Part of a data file
----
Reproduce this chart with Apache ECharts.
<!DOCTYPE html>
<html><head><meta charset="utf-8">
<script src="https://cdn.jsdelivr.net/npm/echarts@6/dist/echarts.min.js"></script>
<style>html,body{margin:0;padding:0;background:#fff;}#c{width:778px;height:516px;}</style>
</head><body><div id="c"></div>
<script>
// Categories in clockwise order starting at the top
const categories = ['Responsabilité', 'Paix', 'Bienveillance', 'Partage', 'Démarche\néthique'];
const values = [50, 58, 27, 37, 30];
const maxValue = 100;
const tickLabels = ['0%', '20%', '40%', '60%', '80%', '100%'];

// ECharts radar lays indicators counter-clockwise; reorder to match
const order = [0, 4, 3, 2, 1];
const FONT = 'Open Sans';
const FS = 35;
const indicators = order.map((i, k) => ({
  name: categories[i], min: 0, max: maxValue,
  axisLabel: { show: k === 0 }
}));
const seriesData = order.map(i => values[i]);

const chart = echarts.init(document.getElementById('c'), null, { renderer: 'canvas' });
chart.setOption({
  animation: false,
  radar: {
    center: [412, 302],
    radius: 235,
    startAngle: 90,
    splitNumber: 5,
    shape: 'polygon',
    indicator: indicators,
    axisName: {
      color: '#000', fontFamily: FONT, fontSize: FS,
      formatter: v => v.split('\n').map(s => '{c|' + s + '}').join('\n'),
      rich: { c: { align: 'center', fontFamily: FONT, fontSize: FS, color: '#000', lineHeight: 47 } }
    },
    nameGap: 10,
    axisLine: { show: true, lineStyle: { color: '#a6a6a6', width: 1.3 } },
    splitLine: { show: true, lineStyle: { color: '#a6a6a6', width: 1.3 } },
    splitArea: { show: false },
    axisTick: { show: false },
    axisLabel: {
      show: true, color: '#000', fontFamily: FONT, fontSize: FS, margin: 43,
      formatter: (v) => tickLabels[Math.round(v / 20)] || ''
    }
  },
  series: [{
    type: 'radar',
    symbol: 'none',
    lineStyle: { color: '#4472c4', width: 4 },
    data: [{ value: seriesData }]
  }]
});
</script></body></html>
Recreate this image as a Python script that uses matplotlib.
----
Exercise: Copy the data above exactly. Every line must be included.

Exercise result:
Reproduce this chart with Apache ECharts.
<!DOCTYPE html>
<html><head><meta charset="utf-8">
<script src="https://cdn.jsdelivr.net/npm/echarts@6/dist/echarts.min.js"></script>
<style>html,body{margin:0;padding:0;background:#fff;}#c{width:778px;height:516px;}</style>
</head><body><div id="c"></div>
<script>
// Categories in clockwise order starting at the top
const categories = ['Responsabilité', 'Paix', 'Bienveillance', 'Partage', 'Démarche\néthique'];
const values = [50, 58, 27, 37, 30];
const maxValue = 100;
const tickLabels = ['0%', '20%', '40%', '60%', '80%', '100%'];

// ECharts radar lays indicators counter-clockwise; reorder to match
const order = [0, 4, 3, 2, 1];
const FONT = 'Open Sans';
const FS = 35;
const indicators = order.map((i, k) => ({
  name: categories[i], min: 0, max: maxValue,
  axisLabel: { show: k === 0 }
}));
const seriesData = order.map(i => values[i]);

const chart = echarts.init(document.getElementById('c'), null, { renderer: 'canvas' });
chart.setOption({
  animation: false,
  radar: {
    center: [412, 302],
    radius: 235,
    startAngle: 90,
    splitNumber: 5,
    shape: 'polygon',
    indicator: indicators,
    axisName: {
      color: '#000', fontFamily: FONT, fontSize: FS,
      formatter: v => v.split('\n').map(s => '{c|' + s + '}').join('\n'),
      rich: { c: { align: 'center', fontFamily: FONT, fontSize: FS, color: '#000', lineHeight: 47 } }
    },
    nameGap: 10,
    axisLine: { show: true, lineStyle: { color: '#a6a6a6', width: 1.3 } },
    splitLine: { show: true, lineStyle: { color: '#a6a6a6', width: 1.3 } },
    splitArea: { show: false },
    axisTick: { show: false },
    axisLabel: {
      show: true, color: '#000', fontFamily: FONT, fontSize: FS, margin: 43,
      formatter: (v) => tickLabels[Math.round(v / 20)] || ''
    }
  },
  series: [{
    type: 'radar',
    symbol: 'none',
    lineStyle: { color: '#4472c4', width: 4 },
    data: [{ value: seriesData }]
  }]
});
</script></body></html>
Recreate this image as a Python script that uses matplotlib.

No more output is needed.